Contemporain du mouvement romanesque de l’absurde, l’absurde au théâtre, terme inventé par le critique anglais Martin Esslin, dans Le Théâtre de l’absurde (1962), désigne, après la Seconde Guerre mondiale, une représentation pessimiste, voire nihiliste de l’homme, enfermé dans un univers dénué de sens. Absurdus, en effet, signifie en latin, « discordant », et désigne dans ce mouvement l’absence de sens préexistant la vie humaine, c’est-à-dire, l’absence de signification (pour quoi vivre ?) et de direction (où vais-je ?).

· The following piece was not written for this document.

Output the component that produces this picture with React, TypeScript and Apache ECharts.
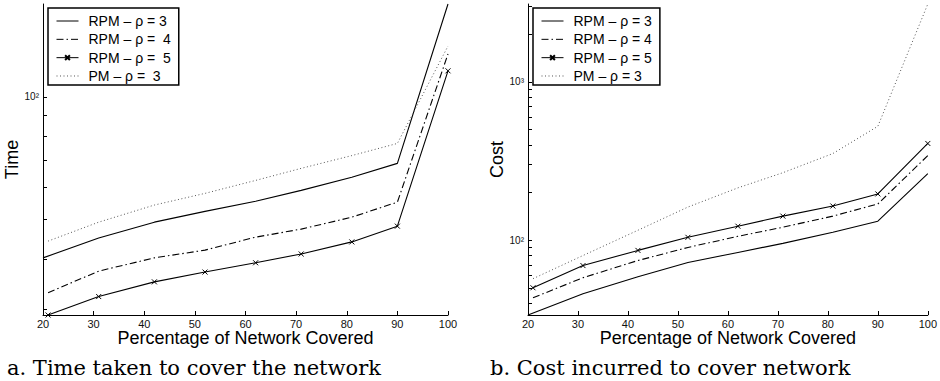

En ce sens, c’est l’actualisation contemporaine de la pensée de Pascal, dans l’ouvrage éponyme (1669), qui fait dire au libertin, celui qui ne croit pas à Dieu : « Le silence éternel de ces espaces infinis m’effraie ».

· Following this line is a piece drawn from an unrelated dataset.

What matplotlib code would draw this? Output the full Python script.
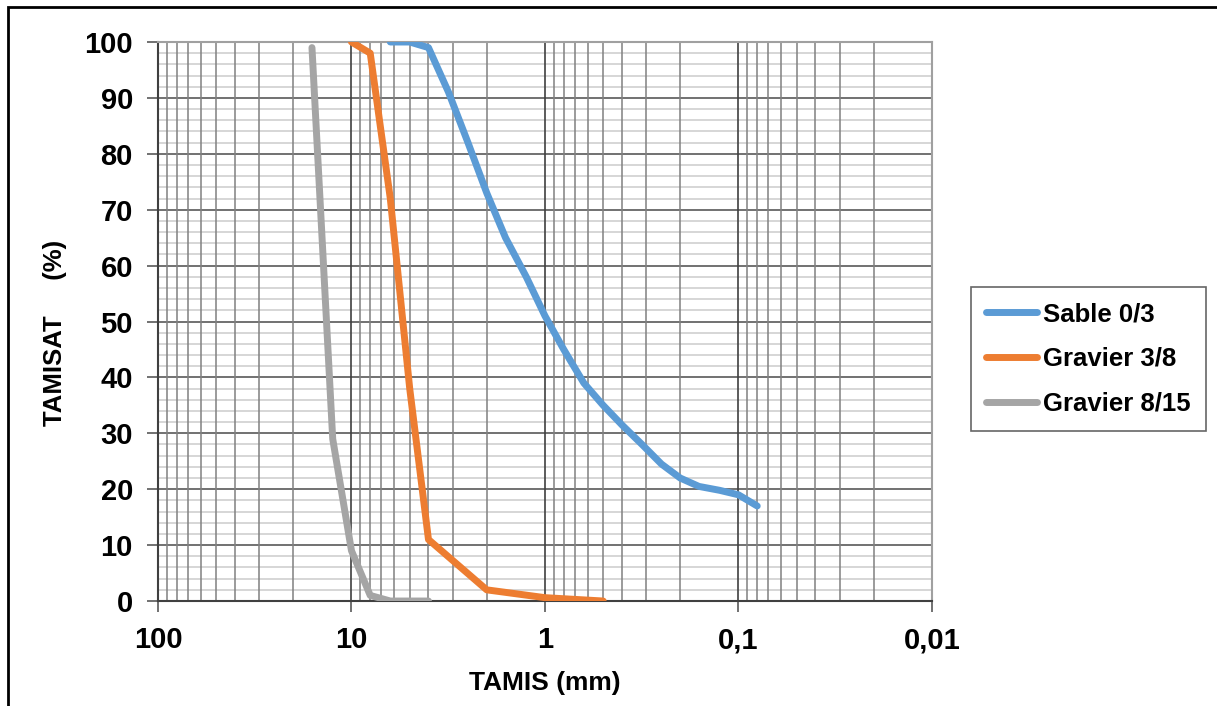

Le théâtre est le reflet de ces questions, par le refus d’une intrigue, d’un sens, dans les deux acceptions du terme, comme dans La Cantatrice chauve (1950) d’Eugène Ionesco (1909-1994), ou En attendant Godot (1952) de Samuel Beckett (1906-1989), deux pièces de l’attente, l’une d’une cantatrice, extérieure à l’histoire, l’autre de Godot (God : Dieu ?).
De même, Albert Camus développe ce qu’il nomme le « cycle de l’absurde », tétralogie comprenant l’essai Le Mythe de Sisyphe (1942), son succès romanesque mondial L’Étranger (1942), et les pièces de théâtre Caligula (1944) et Le Malentendu (1944). Caligula, pièce en quatre actes, met en scène l'empereur romain historique (12-41), tyrannique, incestueux, qui agit avec démesure, en quête d’impossible, se confrontant à l’absurde de la vie après la mort de sa sœur et amante Drusilla. L’Étranger (1942), premier roman, court, dont l’incipit est resté célèbre (« Aujourd’hui, maman est morte. Ou peut-être hier, je ne sais pas... »), relate la vie du narrateur. Dans ce roman, Camus met en scène un homme Meursault, vivant à Alger en Algérie française, étranger au monde et à l’humanité, qui ne ressent rien, sans but, et qui finit par être exécuté.